=== Description of the task ===
Your task is to copy the listing exactly, with the pictures left out.

=== Given information ===
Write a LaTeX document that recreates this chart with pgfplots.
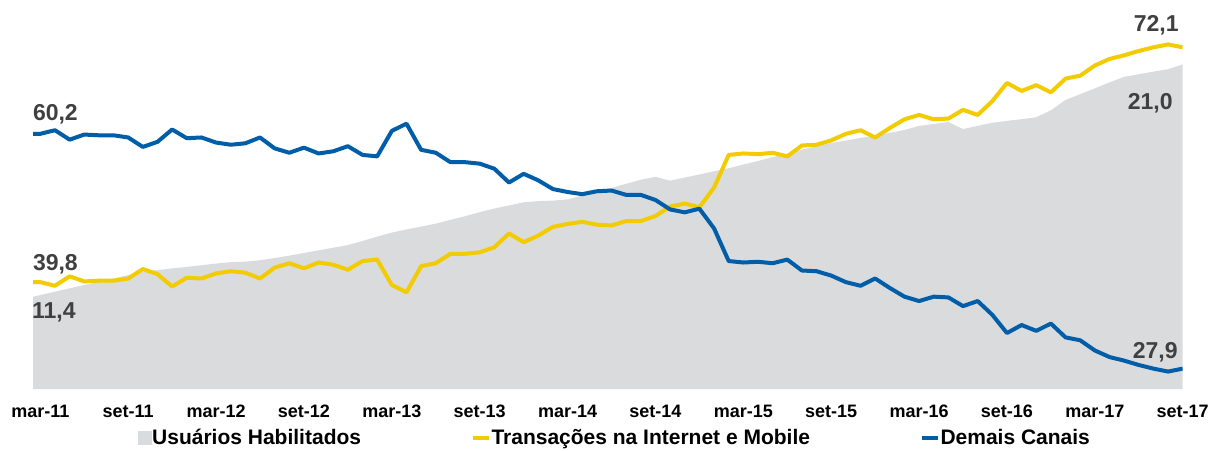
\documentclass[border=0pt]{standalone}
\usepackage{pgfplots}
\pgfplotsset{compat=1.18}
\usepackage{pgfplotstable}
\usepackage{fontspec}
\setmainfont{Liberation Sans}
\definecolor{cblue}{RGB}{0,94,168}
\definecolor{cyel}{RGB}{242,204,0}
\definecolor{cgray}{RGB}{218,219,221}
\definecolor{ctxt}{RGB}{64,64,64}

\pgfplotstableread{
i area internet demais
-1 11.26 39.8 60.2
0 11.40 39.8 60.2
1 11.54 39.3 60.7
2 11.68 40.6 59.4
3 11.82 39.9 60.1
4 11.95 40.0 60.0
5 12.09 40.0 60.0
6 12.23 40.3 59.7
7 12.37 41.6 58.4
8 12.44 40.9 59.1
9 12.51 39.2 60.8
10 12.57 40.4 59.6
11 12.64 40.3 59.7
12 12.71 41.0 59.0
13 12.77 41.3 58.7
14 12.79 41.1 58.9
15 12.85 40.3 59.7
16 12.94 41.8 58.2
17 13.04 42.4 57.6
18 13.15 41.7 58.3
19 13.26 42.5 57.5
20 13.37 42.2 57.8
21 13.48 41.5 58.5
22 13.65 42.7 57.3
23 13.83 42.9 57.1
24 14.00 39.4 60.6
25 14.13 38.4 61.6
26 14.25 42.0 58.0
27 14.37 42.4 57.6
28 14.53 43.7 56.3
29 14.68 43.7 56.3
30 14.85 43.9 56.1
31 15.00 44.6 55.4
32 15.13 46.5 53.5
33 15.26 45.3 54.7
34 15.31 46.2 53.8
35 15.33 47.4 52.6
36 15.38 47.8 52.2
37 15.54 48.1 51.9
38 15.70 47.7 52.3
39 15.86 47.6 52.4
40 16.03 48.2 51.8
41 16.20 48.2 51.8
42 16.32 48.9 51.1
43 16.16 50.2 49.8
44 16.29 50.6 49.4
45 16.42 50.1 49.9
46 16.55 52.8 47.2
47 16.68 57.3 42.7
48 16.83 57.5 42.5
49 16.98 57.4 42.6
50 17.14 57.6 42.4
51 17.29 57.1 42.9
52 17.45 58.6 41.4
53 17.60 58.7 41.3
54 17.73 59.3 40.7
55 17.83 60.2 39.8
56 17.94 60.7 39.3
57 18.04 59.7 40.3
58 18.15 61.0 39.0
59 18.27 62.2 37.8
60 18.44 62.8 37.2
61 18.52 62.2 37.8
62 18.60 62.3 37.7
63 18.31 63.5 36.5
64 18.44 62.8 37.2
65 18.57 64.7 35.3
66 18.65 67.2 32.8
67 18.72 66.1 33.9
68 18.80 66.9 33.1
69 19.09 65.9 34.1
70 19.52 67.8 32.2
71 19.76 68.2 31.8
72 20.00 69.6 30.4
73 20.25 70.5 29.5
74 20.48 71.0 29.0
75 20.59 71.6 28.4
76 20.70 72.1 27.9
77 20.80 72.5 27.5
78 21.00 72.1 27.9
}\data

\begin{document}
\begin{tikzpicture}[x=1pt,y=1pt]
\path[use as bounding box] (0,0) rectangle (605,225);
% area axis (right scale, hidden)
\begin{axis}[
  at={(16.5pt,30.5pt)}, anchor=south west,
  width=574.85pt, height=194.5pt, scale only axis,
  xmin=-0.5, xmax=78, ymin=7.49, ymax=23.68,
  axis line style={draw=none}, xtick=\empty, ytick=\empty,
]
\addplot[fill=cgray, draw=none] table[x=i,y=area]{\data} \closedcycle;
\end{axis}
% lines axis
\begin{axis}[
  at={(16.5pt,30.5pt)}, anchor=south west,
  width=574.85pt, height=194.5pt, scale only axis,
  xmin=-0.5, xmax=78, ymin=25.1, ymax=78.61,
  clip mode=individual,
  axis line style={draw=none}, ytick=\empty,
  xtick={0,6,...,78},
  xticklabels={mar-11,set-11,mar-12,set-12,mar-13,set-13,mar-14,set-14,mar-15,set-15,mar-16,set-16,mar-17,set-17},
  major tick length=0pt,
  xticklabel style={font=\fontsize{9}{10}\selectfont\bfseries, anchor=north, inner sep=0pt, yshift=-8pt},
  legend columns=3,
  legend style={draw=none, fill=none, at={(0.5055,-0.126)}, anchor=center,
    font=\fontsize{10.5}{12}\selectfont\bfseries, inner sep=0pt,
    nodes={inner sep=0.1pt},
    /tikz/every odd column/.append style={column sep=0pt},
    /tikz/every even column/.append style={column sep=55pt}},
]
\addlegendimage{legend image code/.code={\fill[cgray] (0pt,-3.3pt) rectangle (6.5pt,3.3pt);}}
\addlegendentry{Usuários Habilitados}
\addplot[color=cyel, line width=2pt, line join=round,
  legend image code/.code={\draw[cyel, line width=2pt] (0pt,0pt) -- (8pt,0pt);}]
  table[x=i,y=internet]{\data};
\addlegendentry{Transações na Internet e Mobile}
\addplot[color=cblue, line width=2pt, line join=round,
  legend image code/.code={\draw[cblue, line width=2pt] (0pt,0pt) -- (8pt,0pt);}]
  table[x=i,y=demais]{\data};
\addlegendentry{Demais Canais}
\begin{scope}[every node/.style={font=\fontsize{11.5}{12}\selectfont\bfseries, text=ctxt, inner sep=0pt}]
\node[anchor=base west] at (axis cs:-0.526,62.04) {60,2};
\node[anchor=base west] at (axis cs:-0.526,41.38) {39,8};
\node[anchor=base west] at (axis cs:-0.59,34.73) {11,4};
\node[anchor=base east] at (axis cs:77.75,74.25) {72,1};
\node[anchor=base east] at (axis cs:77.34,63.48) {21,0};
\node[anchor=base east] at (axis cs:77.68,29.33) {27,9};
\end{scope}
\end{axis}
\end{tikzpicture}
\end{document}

=== Expected output ===
Write a LaTeX document that recreates this chart with pgfplots.
\documentclass[border=0pt]{standalone}
\usepackage{pgfplots}
\pgfplotsset{compat=1.18}
\usepackage{pgfplotstable}
\usepackage{fontspec}
\setmainfont{Liberation Sans}
\definecolor{cblue}{RGB}{0,94,168}
\definecolor{cyel}{RGB}{242,204,0}
\definecolor{cgray}{RGB}{218,219,221}
\definecolor{ctxt}{RGB}{64,64,64}

\pgfplotstableread{
i area internet demais
-1 11.26 39.8 60.2
0 11.40 39.8 60.2
1 11.54 39.3 60.7
2 11.68 40.6 59.4
3 11.82 39.9 60.1
4 11.95 40.0 60.0
5 12.09 40.0 60.0
6 12.23 40.3 59.7
7 12.37 41.6 58.4
8 12.44 40.9 59.1
9 12.51 39.2 60.8
10 12.57 40.4 59.6
11 12.64 40.3 59.7
12 12.71 41.0 59.0
13 12.77 41.3 58.7
14 12.79 41.1 58.9
15 12.85 40.3 59.7
16 12.94 41.8 58.2
17 13.04 42.4 57.6
18 13.15 41.7 58.3
19 13.26 42.5 57.5
20 13.37 42.2 57.8
21 13.48 41.5 58.5
22 13.65 42.7 57.3
23 13.83 42.9 57.1
24 14.00 39.4 60.6
25 14.13 38.4 61.6
26 14.25 42.0 58.0
27 14.37 42.4 57.6
28 14.53 43.7 56.3
29 14.68 43.7 56.3
30 14.85 43.9 56.1
31 15.00 44.6 55.4
32 15.13 46.5 53.5
33 15.26 45.3 54.7
34 15.31 46.2 53.8
35 15.33 47.4 52.6
36 15.38 47.8 52.2
37 15.54 48.1 51.9
38 15.70 47.7 52.3
39 15.86 47.6 52.4
40 16.03 48.2 51.8
41 16.20 48.2 51.8
42 16.32 48.9 51.1
43 16.16 50.2 49.8
44 16.29 50.6 49.4
45 16.42 50.1 49.9
46 16.55 52.8 47.2
47 16.68 57.3 42.7
48 16.83 57.5 42.5
49 16.98 57.4 42.6
50 17.14 57.6 42.4
51 17.29 57.1 42.9
52 17.45 58.6 41.4
53 17.60 58.7 41.3
54 17.73 59.3 40.7
55 17.83 60.2 39.8
56 17.94 60.7 39.3
57 18.04 59.7 40.3
58 18.15 61.0 39.0
59 18.27 62.2 37.8
60 18.44 62.8 37.2
61 18.52 62.2 37.8
62 18.60 62.3 37.7
63 18.31 63.5 36.5
64 18.44 62.8 37.2
65 18.57 64.7 35.3
66 18.65 67.2 32.8
67 18.72 66.1 33.9
68 18.80 66.9 33.1
69 19.09 65.9 34.1
70 19.52 67.8 32.2
71 19.76 68.2 31.8
72 20.00 69.6 30.4
73 20.25 70.5 29.5
74 20.48 71.0 29.0
75 20.59 71.6 28.4
76 20.70 72.1 27.9
77 20.80 72.5 27.5
78 21.00 72.1 27.9
}\data

\begin{document}
\begin{tikzpicture}[x=1pt,y=1pt]
\path[use as bounding box] (0,0) rectangle (605,225);
% area axis (right scale, hidden)
\begin{axis}[
  at={(16.5pt,30.5pt)}, anchor=south west,
  width=574.85pt, height=194.5pt, scale only axis,
  xmin=-0.5, xmax=78, ymin=7.49, ymax=23.68,
  axis line style={draw=none}, xtick=\empty, ytick=\empty,
]
\addplot[fill=cgray, draw=none] table[x=i,y=area]{\data} \closedcycle;
\end{axis}
% lines axis
\begin{axis}[
  at={(16.5pt,30.5pt)}, anchor=south west,
  width=574.85pt, height=194.5pt, scale only axis,
  xmin=-0.5, xmax=78, ymin=25.1, ymax=78.61,
  clip mode=individual,
  axis line style={draw=none}, ytick=\empty,
  xtick={0,6,...,78},
  xticklabels={mar-11,set-11,mar-12,set-12,mar-13,set-13,mar-14,set-14,mar-15,set-15,mar-16,set-16,mar-17,set-17},
  major tick length=0pt,
  xticklabel style={font=\fontsize{9}{10}\selectfont\bfseries, anchor=north, inner sep=0pt, yshift=-8pt},
  legend columns=3,
  legend style={draw=none, fill=none, at={(0.5055,-0.126)}, anchor=center,
    font=\fontsize{10.5}{12}\selectfont\bfseries, inner sep=0pt,
    nodes={inner sep=0.1pt},
    /tikz/every odd column/.append style={column sep=0pt},
    /tikz/every even column/.append style={column sep=55pt}},
]
\addlegendimage{legend image code/.code={\fill[cgray] (0pt,-3.3pt) rectangle (6.5pt,3.3pt);}}
\addlegendentry{Usuários Habilitados}
\addplot[color=cyel, line width=2pt, line join=round,
  legend image code/.code={\draw[cyel, line width=2pt] (0pt,0pt) -- (8pt,0pt);}]
  table[x=i,y=internet]{\data};
\addlegendentry{Transações na Internet e Mobile}
\addplot[color=cblue, line width=2pt, line join=round,
  legend image code/.code={\draw[cblue, line width=2pt] (0pt,0pt) -- (8pt,0pt);}]
  table[x=i,y=demais]{\data};
\addlegendentry{Demais Canais}
\begin{scope}[every node/.style={font=\fontsize{11.5}{12}\selectfont\bfseries, text=ctxt, inner sep=0pt}]
\node[anchor=base west] at (axis cs:-0.526,62.04) {60,2};
\node[anchor=base west] at (axis cs:-0.526,41.38) {39,8};
\node[anchor=base west] at (axis cs:-0.59,34.73) {11,4};
\node[anchor=base east] at (axis cs:77.75,74.25) {72,1};
\node[anchor=base east] at (axis cs:77.34,63.48) {21,0};
\node[anchor=base east] at (axis cs:77.68,29.33) {27,9};
\end{scope}
\end{axis}
\end{tikzpicture}
\end{document}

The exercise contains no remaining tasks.